Current methods for animating still images of people often lose important details, making the results look fake or unnatural. They struggle to capture small movements and expressions that make animations look real, especially when it comes to facial expressions and the surrounding environment. It's like trying to make a puppet move like a real person - it's hard to get all the little details right.
What's the solution?
The researchers created X-Dyna, which uses a special AI technique called diffusion. They added two key parts to make it work better: a Dynamics-Adapter, which helps keep the person's appearance consistent while allowing for smooth, detailed movements, and a local control module that focuses on facial expressions. X-Dyna learns from watching lots of videos of people moving and scenes with natural movement, helping it create more realistic animations. It's like teaching the AI to be a really good puppeteer who can make the still image move just like a real person would.
Why it matters?
This matters because it brings us closer to creating lifelike digital humans from just a single photo.

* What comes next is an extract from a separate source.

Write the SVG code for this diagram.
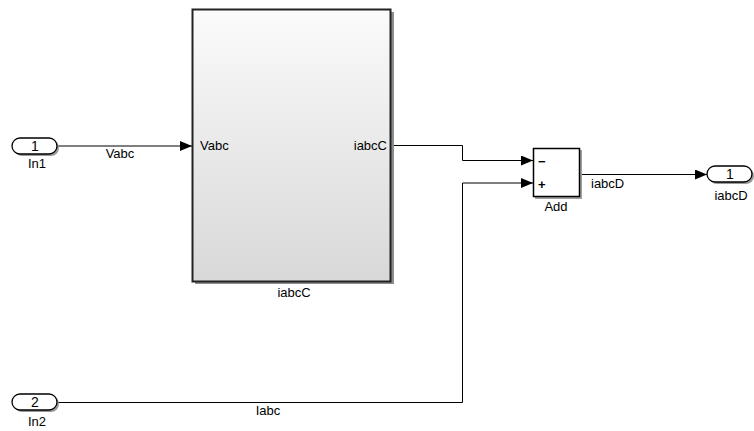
<svg xmlns="http://www.w3.org/2000/svg" width="754" height="431" viewBox="0 0 754 431">
<defs>
<linearGradient id="sub" x1="0" y1="0" x2="0" y2="1">
<stop offset="0" stop-color="#fbfbfb"/>
<stop offset="1" stop-color="#d8d8d8"/>
</linearGradient>
<marker id="arr" markerWidth="12" markerHeight="10" refX="12" refY="5" orient="auto" markerUnits="userSpaceOnUse">
<path d="M0,0 L12,5 L0,10 Z" fill="#000"/>
</marker>
</defs>
<style>
text{font-family:"Liberation Sans",Arial,sans-serif;font-size:13px;fill:#000}
.c{text-anchor:middle}
.r{text-anchor:end}
.num{font-size:14px}
.port{fill:#fff;stroke:#000;stroke-width:1.3}
.shadow{fill:#9a9a9a;stroke:none}
.wire{fill:none;stroke:#000;stroke-width:1}
.blk{fill:#fff;stroke:#000;stroke-width:1.5}
</style>
<rect width="754" height="431" fill="#fff"/>
<g id="connectors">
<path class="wire" d="M57,146 H192" marker-end="url(#arr)"/>
<path class="wire" d="M391,145.5 H462.5 V160.5 H533" marker-end="url(#arr)"/>
<path class="wire" d="M57,402.5 H462.5 V183 H533" marker-end="url(#arr)"/>
<path class="wire" d="M580,174.5 H707" marker-end="url(#arr)"/>
<text class="c" x="120" y="158">Vabc</text>
<text class="c" x="268" y="415">Iabc</text>
<text x="591" y="188">iabcD</text>
</g>
<g id="In1">
<rect class="shadow" x="14" y="140" width="45" height="16" rx="8"/>
<rect class="port" x="12" y="138" width="45" height="16" rx="8"/>
<text class="c num" x="35" y="151">1</text>
<text class="c" x="37" y="168">In1</text>
</g>
<g id="In2">
<rect class="shadow" x="14" y="396" width="45" height="16" rx="8"/>
<rect class="port" x="12" y="394" width="45" height="16" rx="8"/>
<text class="c num" x="35" y="407">2</text>
<text class="c" x="37" y="426">In2</text>
</g>
<g id="iabcC">
<rect x="195" y="12" width="199" height="272" fill="#8c8c8c"/>
<rect x="192.5" y="9.5" width="198" height="272" fill="url(#sub)" stroke="#222" stroke-width="2"/>
<text x="200" y="150">Vabc</text>
<text class="r" x="387" y="150">iabcC</text>
<text class="c" x="294" y="297">iabcC</text>
</g>
<g id="Add">
<rect x="535" y="150" width="47" height="49" fill="#a0a0a0"/>
<rect class="blk" x="533.5" y="148.5" width="46" height="48"/>
<text x="538" y="166" font-weight="bold">−</text>
<text x="538" y="189" font-weight="bold">+</text>
<text class="c" x="556" y="211">Add</text>
</g>
<g id="iabcD">
<rect class="shadow" x="709" y="168" width="45" height="16" rx="8"/>
<rect class="port" x="707" y="166" width="45" height="16" rx="8"/>
<text class="c num" x="730" y="179">1</text>
<text class="c" x="731" y="200">iabcD</text>
</g>
</svg>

It could be used in movies, video games, or virtual reality to make more realistic characters without needing to film real actors for every scene. It also shows how AI is getting better at understanding and recreating human movement, which could lead to advances in fields like computer graphics, animation, and even robotics. For everyday people, it might mean being able to bring old photos to life or create fun, animated versions of themselves for social media. Overall, X-Dyna is pushing the boundaries of what's possible in digital animation and human-computer interaction.
Abstract
We introduce X-Dyna, a novel zero-shot, diffusion-based pipeline for animating a single human image using facial expressions and body movements derived from a driving video, that generates realistic, context-aware dynamics for both the subject and the surrounding environment. Building on prior approaches centered on human pose control, X-Dyna addresses key shortcomings causing the loss of dynamic details, enhancing the lifelike qualities of human video animations. At the core of our approach is the Dynamics-Adapter, a lightweight module that effectively integrates reference appearance context into the spatial attentions of the diffusion backbone while preserving the capacity of motion modules in synthesizing fluid and intricate dynamic details. Beyond body pose control, we connect a local control module with our model to capture identity-disentangled facial expressions, facilitating accurate expression transfer for enhanced realism in animated scenes. Together, these components form a unified framework capable of learning physical human motion and natural scene dynamics from a diverse blend of human and scene videos. Comprehensive qualitative and quantitative evaluations demonstrate that X-Dyna outperforms state-of-the-art methods, creating highly lifelike and expressive animations. The code is available at https://github.com/bytedance/X-Dyna.